Réflexions en vrac sur "Critique du chapitre 3" et "Des adieux"

La pensée du jour : "Combien d'êtres chers, partis à l'aube de notre affection, nous laissent inassouvis ?" Fatou DIOME.

 

 

Hier, « avec un sacré mal de vivre, je me disais : je ne sais pas pourquoi je vais comme un bateau ivre »... Dans ces cas-là, un seul remède : me noyer dans les mots de Thiéfaine. Plonger dans cette somptueuse poésie, me sentir accompagnée dans les eaux glaciales de ma sombre détresse.

Machinalement, hier soir, j'ai pris « La tentation du bonheur », sans doute parce que cette tentation m'a titillée plus d'une fois, pour finalement me laisser en rade, systématiquement.

Quand on va clopin-clopant, écouter cet album peut s'avérer extrêmement dangereux ... ou salutaire, c'est selon. Pour ma part, j'ai déjà dit mille fois que le désespoir de Thiéfaine ne me faisait même pas peur ! Bien au contraire, il me permet de mieux digérer le mien. Bref...

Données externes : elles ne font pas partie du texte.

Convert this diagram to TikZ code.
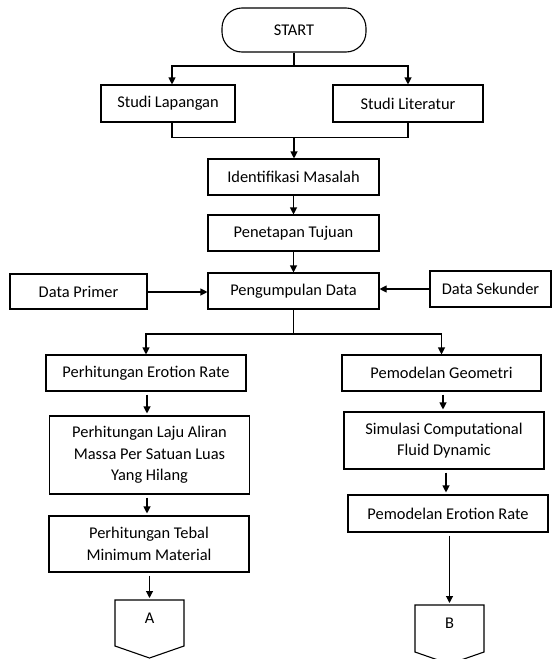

Sur cet album, plus dangereux que tout le reste, deux morceaux : « Critique du chapitre 3 » et « Des adieux ». « Critique du chapitre 3 (du livre de l'Ecclésiaste) », c'est évidemment une référence biblique. J'ai déjà mis ce texte de l'Ecclésiaste ici. Petite piqûre de rappel :

« Il y a un temps pour tout, il y a un moment pour chaque chose sous les cieux :

Il y a un temps pour naître et un temps pour mourir;

Un temps pour planter et un temps pour arracher ce qui a été planté;

Un temps pour tuer et un temps pour soigner;

Un temps pour démolir et un temps pour bâtir;

Un temps pour pleurer et un temps pour rire », etc.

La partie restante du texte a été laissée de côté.